British-Indian Preet Kaur Gill made history in the UK mid-term elections by becoming the first female Sikh MP in the House of Commons. She represented the Opposition Labour Party and won the Birmingham Edgbaston seat by defeating ruling Conservative party rival Caroline Squire.
The 44 year old has been a longtime campaigner of better BAME (Black, Asian, Minor Ethnicities) and female representation in public offices. The Sikh Federation (UK) was among her biggest backers, along with the Sikh Network, where she served as a board member for a long time.
“I am delighted I have been given the opportunity to become the next MP for Edgbaston where I was born and raised,” she had said, on her selection as a candidate. “I’ve lived and worked in the constituency. I am the ‘daughter of a bus driver’ my father worked on the No 11 bus route for many years,” she says in a statement on her website, “I will continue to work very hard for all my constituents.”

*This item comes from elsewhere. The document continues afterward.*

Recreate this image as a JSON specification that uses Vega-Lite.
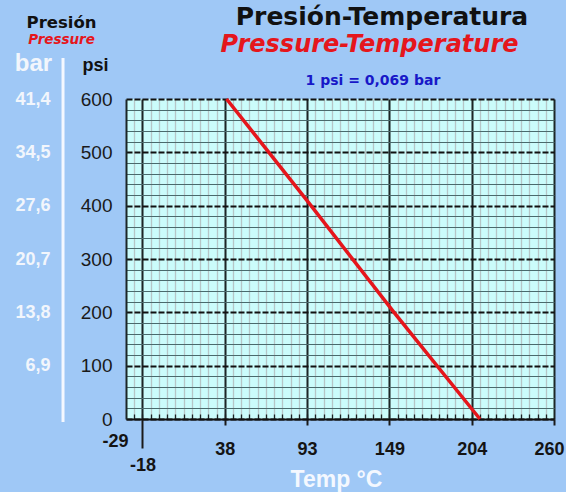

According to Preet, it was her father and the late Lord King of West Bromwitch, UK’s first Sikh peer, who inspired her to join politics. “He encouraged me to ‘make a difference’ and to get the new generation to take on the mantle of serving their local community for a better Britain,” she says.
She has also worked in India with UNICEF and various NGOs for the betterment of children born in slums.